▸ **Work to do**:
Starting from the line that contains "Write the seaborn", copy every line exactly until the line that contains "import seaborn as sns", which is also included.

▸ **Data lines**:
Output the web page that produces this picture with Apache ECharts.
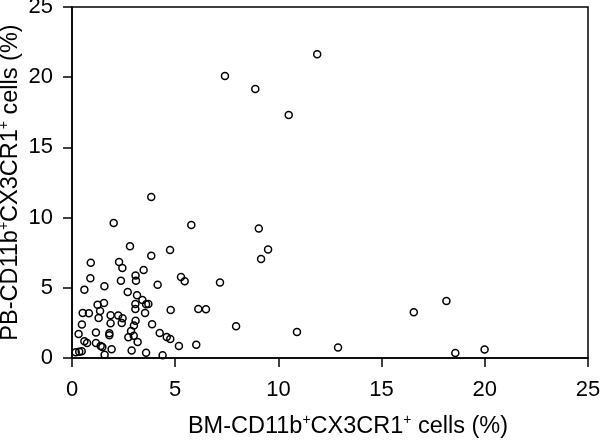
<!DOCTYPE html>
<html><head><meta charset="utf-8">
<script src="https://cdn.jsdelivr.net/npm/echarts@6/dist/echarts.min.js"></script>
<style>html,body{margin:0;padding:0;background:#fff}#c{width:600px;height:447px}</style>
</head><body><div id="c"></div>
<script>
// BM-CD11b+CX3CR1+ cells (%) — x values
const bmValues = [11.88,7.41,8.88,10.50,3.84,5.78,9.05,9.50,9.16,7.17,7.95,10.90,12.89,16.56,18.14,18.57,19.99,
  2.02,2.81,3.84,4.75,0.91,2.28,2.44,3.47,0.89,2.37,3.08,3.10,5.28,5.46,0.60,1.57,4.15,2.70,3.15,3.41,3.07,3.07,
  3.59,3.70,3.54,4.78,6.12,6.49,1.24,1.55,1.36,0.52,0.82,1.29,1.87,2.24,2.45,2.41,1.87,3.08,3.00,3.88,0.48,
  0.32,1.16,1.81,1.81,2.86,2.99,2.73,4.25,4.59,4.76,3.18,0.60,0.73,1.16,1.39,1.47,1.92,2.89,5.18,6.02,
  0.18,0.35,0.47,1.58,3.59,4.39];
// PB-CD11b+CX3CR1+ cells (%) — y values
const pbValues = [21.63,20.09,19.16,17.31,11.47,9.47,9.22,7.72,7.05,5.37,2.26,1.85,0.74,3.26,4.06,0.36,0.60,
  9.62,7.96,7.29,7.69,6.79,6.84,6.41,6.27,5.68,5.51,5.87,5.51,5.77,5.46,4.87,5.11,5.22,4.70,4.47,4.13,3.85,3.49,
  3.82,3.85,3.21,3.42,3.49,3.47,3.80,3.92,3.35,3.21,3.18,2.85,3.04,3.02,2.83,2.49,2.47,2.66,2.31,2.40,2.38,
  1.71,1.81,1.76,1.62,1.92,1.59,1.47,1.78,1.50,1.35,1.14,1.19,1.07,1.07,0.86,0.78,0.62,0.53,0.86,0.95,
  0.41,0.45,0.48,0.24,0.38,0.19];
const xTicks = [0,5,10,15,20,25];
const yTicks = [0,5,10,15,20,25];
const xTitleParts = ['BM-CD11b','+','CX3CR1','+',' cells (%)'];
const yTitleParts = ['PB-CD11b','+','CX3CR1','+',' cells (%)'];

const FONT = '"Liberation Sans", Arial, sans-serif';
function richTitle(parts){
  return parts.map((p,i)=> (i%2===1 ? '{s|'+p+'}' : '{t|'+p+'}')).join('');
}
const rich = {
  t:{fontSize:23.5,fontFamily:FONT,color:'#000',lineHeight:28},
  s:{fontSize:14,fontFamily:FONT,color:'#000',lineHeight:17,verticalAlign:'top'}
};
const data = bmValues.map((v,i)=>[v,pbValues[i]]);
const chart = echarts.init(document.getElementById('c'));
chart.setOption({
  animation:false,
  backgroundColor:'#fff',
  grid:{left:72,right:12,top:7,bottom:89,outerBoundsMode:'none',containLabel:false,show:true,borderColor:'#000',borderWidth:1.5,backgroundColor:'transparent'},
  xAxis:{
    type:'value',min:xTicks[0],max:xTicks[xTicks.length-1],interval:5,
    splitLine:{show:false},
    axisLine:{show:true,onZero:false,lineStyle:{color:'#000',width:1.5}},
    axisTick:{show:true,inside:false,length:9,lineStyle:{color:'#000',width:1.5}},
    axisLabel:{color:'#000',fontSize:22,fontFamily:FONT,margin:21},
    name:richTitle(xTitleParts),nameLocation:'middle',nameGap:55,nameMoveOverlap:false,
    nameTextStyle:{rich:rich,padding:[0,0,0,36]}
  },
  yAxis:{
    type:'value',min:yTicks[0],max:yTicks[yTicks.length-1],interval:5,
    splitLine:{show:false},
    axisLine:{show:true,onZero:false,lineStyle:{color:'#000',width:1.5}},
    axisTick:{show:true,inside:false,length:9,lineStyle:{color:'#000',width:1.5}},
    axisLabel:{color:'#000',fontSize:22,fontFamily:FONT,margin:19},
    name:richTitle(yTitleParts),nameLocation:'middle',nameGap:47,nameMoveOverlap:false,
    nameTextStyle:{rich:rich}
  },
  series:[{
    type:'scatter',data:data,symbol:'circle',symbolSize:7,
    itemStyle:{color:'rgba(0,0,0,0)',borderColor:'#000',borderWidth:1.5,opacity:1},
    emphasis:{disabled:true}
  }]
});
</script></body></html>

---

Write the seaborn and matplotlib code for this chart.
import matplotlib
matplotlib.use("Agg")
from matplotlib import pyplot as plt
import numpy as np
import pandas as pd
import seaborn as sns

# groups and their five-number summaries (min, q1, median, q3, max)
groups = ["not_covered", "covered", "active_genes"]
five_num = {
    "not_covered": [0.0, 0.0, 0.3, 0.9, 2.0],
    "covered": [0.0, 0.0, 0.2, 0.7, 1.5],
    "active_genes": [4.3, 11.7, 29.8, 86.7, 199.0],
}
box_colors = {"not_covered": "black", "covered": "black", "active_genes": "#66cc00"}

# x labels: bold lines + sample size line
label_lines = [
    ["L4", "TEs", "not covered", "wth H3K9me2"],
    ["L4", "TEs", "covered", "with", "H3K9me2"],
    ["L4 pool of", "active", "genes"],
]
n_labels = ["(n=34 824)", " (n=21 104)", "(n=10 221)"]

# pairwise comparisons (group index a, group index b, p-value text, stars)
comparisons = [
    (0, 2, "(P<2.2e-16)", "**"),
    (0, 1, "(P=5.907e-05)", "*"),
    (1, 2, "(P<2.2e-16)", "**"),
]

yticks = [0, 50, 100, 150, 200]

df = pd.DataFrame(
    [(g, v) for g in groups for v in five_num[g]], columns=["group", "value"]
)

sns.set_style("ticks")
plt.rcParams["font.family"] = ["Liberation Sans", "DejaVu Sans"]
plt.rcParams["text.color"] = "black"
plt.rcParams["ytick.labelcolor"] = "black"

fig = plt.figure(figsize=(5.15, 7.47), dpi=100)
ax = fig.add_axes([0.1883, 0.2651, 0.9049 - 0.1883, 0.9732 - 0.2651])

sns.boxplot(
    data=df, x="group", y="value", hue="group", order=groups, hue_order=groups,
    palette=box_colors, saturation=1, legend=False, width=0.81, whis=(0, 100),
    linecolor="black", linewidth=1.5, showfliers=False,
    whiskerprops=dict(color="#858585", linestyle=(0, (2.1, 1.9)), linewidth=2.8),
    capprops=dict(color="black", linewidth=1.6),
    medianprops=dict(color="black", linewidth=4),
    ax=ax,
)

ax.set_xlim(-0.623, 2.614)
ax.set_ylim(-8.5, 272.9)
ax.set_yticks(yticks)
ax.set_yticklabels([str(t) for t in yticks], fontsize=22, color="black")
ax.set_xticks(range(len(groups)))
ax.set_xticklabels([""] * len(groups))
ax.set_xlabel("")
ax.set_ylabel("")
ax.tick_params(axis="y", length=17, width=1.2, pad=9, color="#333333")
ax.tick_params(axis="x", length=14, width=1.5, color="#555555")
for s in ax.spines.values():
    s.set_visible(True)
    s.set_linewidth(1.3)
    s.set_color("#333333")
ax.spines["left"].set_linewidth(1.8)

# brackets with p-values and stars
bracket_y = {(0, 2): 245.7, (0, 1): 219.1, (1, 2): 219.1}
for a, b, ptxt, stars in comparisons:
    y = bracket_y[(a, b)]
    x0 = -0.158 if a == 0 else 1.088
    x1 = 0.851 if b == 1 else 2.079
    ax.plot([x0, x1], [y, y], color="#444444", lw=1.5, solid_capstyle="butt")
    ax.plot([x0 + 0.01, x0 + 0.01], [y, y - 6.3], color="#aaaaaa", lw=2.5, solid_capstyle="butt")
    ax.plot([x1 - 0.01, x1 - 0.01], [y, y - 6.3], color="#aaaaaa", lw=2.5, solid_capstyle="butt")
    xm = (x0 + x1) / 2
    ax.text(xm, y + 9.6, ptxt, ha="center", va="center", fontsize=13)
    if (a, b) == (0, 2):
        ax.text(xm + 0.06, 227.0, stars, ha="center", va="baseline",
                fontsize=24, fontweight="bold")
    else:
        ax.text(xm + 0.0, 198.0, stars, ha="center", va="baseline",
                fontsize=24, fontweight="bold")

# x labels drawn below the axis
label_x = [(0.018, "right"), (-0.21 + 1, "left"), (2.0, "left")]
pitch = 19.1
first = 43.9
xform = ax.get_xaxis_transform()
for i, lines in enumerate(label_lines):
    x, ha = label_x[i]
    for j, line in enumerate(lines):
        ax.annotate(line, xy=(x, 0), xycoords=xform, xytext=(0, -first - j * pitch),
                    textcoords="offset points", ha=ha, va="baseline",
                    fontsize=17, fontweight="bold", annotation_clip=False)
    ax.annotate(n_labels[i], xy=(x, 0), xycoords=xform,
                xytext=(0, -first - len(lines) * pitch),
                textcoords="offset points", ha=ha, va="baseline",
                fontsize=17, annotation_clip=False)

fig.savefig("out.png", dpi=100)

==

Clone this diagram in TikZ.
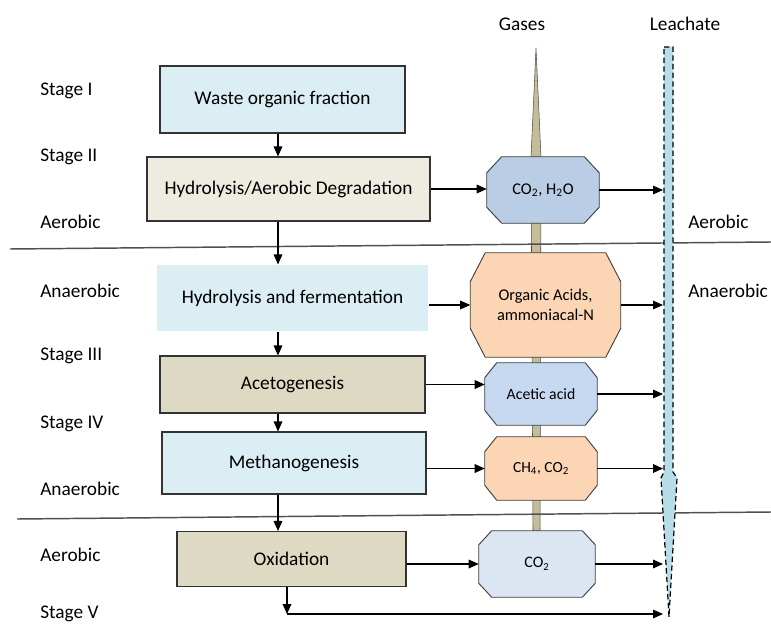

▸ **Response to this exercise**:
Write the seaborn and matplotlib code for this chart.
import matplotlib
matplotlib.use("Agg")
from matplotlib import pyplot as plt
import numpy as np
import pandas as pd
import seaborn as sns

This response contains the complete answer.